• **Recorded data**
□ □ □
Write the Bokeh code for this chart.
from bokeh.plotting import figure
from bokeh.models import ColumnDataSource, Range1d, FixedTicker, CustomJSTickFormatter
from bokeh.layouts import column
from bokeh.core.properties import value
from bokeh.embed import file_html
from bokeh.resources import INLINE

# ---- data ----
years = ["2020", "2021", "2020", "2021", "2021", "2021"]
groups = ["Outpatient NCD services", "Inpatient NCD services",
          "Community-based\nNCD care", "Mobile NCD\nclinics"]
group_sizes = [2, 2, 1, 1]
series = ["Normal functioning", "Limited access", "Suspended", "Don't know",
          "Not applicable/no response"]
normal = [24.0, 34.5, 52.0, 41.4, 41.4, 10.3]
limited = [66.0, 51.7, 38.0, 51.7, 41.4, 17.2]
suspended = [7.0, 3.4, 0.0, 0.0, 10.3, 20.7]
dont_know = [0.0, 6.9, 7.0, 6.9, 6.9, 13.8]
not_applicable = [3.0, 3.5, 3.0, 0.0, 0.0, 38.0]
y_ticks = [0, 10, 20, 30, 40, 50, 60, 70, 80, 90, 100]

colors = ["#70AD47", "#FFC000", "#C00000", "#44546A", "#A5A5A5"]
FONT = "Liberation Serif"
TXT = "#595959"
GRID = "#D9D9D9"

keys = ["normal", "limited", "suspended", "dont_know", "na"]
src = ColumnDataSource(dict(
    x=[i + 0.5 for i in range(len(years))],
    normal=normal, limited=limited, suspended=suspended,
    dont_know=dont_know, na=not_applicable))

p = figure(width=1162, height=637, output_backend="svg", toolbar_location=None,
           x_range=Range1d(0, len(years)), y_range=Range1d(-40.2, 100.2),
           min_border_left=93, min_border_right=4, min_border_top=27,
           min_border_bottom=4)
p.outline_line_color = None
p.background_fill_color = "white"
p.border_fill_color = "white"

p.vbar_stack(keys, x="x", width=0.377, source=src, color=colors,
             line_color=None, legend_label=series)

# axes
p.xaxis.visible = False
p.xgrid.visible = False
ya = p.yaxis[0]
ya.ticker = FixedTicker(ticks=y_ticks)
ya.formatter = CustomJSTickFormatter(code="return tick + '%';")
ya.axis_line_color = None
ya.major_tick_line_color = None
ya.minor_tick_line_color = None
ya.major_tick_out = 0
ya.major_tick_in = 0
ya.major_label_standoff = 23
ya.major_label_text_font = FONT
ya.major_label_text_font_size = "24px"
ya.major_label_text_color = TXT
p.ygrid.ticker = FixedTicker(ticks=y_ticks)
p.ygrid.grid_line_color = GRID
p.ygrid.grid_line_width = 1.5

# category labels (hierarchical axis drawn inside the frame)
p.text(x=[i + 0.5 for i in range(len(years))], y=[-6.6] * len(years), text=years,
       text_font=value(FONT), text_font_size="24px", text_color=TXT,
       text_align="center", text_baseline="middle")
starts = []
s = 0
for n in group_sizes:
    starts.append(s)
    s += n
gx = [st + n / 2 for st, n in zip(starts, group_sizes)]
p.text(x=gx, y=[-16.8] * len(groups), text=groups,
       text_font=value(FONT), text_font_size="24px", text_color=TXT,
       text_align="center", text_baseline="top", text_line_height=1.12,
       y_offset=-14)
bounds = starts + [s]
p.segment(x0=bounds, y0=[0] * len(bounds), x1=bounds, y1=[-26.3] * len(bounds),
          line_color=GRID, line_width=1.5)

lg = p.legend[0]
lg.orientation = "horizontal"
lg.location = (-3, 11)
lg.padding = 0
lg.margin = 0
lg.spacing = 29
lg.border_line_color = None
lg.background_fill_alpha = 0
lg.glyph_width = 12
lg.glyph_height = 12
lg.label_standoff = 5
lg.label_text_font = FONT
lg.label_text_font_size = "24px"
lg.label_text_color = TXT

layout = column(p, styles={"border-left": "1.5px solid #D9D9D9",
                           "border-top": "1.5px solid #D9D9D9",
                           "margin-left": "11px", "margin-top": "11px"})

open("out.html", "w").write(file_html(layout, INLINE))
□ □ □
• **Request**
Write the listing out again, exactly as shown above.

• **Task result**
Write the Bokeh code for this chart.
from bokeh.plotting import figure
from bokeh.models import ColumnDataSource, Range1d, FixedTicker, CustomJSTickFormatter
from bokeh.layouts import column
from bokeh.core.properties import value
from bokeh.embed import file_html
from bokeh.resources import INLINE

# ---- data ----
years = ["2020", "2021", "2020", "2021", "2021", "2021"]
groups = ["Outpatient NCD services", "Inpatient NCD services",
          "Community-based\nNCD care", "Mobile NCD\nclinics"]
group_sizes = [2, 2, 1, 1]
series = ["Normal functioning", "Limited access", "Suspended", "Don't know",
          "Not applicable/no response"]
normal = [24.0, 34.5, 52.0, 41.4, 41.4, 10.3]
limited = [66.0, 51.7, 38.0, 51.7, 41.4, 17.2]
suspended = [7.0, 3.4, 0.0, 0.0, 10.3, 20.7]
dont_know = [0.0, 6.9, 7.0, 6.9, 6.9, 13.8]
not_applicable = [3.0, 3.5, 3.0, 0.0, 0.0, 38.0]
y_ticks = [0, 10, 20, 30, 40, 50, 60, 70, 80, 90, 100]

colors = ["#70AD47", "#FFC000", "#C00000", "#44546A", "#A5A5A5"]
FONT = "Liberation Serif"
TXT = "#595959"
GRID = "#D9D9D9"

keys = ["normal", "limited", "suspended", "dont_know", "na"]
src = ColumnDataSource(dict(
    x=[i + 0.5 for i in range(len(years))],
    normal=normal, limited=limited, suspended=suspended,
    dont_know=dont_know, na=not_applicable))

p = figure(width=1162, height=637, output_backend="svg", toolbar_location=None,
           x_range=Range1d(0, len(years)), y_range=Range1d(-40.2, 100.2),
           min_border_left=93, min_border_right=4, min_border_top=27,
           min_border_bottom=4)
p.outline_line_color = None
p.background_fill_color = "white"
p.border_fill_color = "white"

p.vbar_stack(keys, x="x", width=0.377, source=src, color=colors,
             line_color=None, legend_label=series)

# axes
p.xaxis.visible = False
p.xgrid.visible = False
ya = p.yaxis[0]
ya.ticker = FixedTicker(ticks=y_ticks)
ya.formatter = CustomJSTickFormatter(code="return tick + '%';")
ya.axis_line_color = None
ya.major_tick_line_color = None
ya.minor_tick_line_color = None
ya.major_tick_out = 0
ya.major_tick_in = 0
ya.major_label_standoff = 23
ya.major_label_text_font = FONT
ya.major_label_text_font_size = "24px"
ya.major_label_text_color = TXT
p.ygrid.ticker = FixedTicker(ticks=y_ticks)
p.ygrid.grid_line_color = GRID
p.ygrid.grid_line_width = 1.5

# category labels (hierarchical axis drawn inside the frame)
p.text(x=[i + 0.5 for i in range(len(years))], y=[-6.6] * len(years), text=years,
       text_font=value(FONT), text_font_size="24px", text_color=TXT,
       text_align="center", text_baseline="middle")
starts = []
s = 0
for n in group_sizes:
    starts.append(s)
    s += n
gx = [st + n / 2 for st, n in zip(starts, group_sizes)]
p.text(x=gx, y=[-16.8] * len(groups), text=groups,
       text_font=value(FONT), text_font_size="24px", text_color=TXT,
       text_align="center", text_baseline="top", text_line_height=1.12,
       y_offset=-14)
bounds = starts + [s]
p.segment(x0=bounds, y0=[0] * len(bounds), x1=bounds, y1=[-26.3] * len(bounds),
          line_color=GRID, line_width=1.5)

lg = p.legend[0]
lg.orientation = "horizontal"
lg.location = (-3, 11)
lg.padding = 0
lg.margin = 0
lg.spacing = 29
lg.border_line_color = None
lg.background_fill_alpha = 0
lg.glyph_width = 12
lg.glyph_height = 12
lg.label_standoff = 5
lg.label_text_font = FONT
lg.label_text_font_size = "24px"
lg.label_text_color = TXT

layout = column(p, styles={"border-left": "1.5px solid #D9D9D9",
                           "border-top": "1.5px solid #D9D9D9",
                           "margin-left": "11px", "margin-top": "11px"})

open("out.html", "w").write(file_html(layout, INLINE))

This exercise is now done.